- Born: November 15, 1952 (age 73) Zakopane, Polish People's Republic
- Education: Jagiellonian University
- Known for: Member of the anticommunist student movements

= Lesław Maleszka =

Lesław Maleszka (born 15 November 1952 in Zakopane) is a Polish librarian, journalist, opposition activist in the Polish People's Republic, secret collaborator of the Polish Communist secret police.

==Biography==
In 1977 he graduated from the Faculty of Polish Studies of the Jagiellonian University. From 1977 to 1980 and from 1982 to 1984 he worked at the Jagiellonian Library. Then he was the editor of Indeks and Wiadomości Tarnowskie. From 1984 to 1990 he was a tutor in the Emergency Care Service in Kraków. From 1987 to 1989 he edited the magazine Bez dekretu, and from 1988 to 1990 "Nowohucki Biuletyn Solidarności".
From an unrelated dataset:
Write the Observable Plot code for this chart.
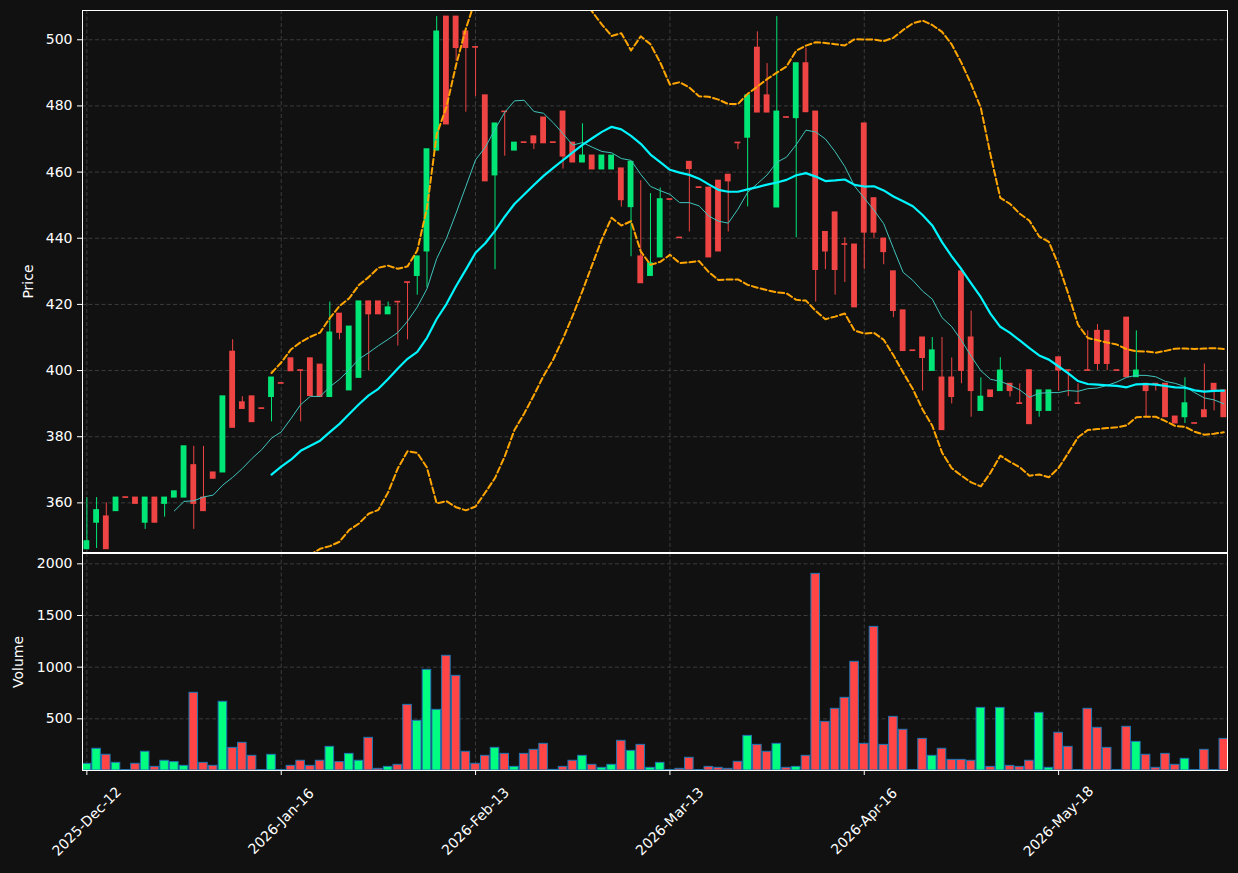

From 1976 he cooperated with the Workers' Defence Committee. With Bronisław Wildstein, he initiated the establishment of the Student Solidarity Committee in Kraków after the death of Stanisław Pyjas in 1977. From 1980, he collaborated with NSZZ "Solidarność". He wrote in underground magazines. During the martial law, he was interned from January to June 1982.

===Cooperation with the Polish secret police===
In his publications, he has repeatedly spoken critically about lustration. In 2001, he was revealed as a "secret collaborator" by his friend from the period of opposition activities, Bronisław Wildstein. On November 6, 2001, "Rzeczpospolita" published an open letter from the activists of the Krakow SKS, accusing Lesław Maleszka of collaborating with the Security Service of the People's Republic of Poland. In response, on November 7, the deputy editor-in-chief of "Tygodnik Powszechny" and former Minister of Internal Affairs, Krzysztof Kozłowski, accused SKS activists of unreliability and undermined the credibility of the SB materials. On the same day, Lesław Maleszka admitted that he was a secret collaborator nicknamed "Ketman". On November 13, Gazeta Wyborcza published his text entitled "I was a Ketman".

According to the Institute of National Remembrance, Lesław Maleszka's cooperation was much more extensive and voluntary than he himself admitted. Lesław Maleszka collaborated under several pseudonyms, independently suggesting to the Security Service to adopt a stricter policy towards opposition activists. He even reported to higher-ranking SB functionaries about case officers who did not implement his suggestions. Thanks to the help of the SB, he got a job at the Jagiellonian Library and was allocated an apartment in the Azory neighbourhood in Kraków. He received regular sums from the SB for denunciations. He was among the best-paid agents in Poland.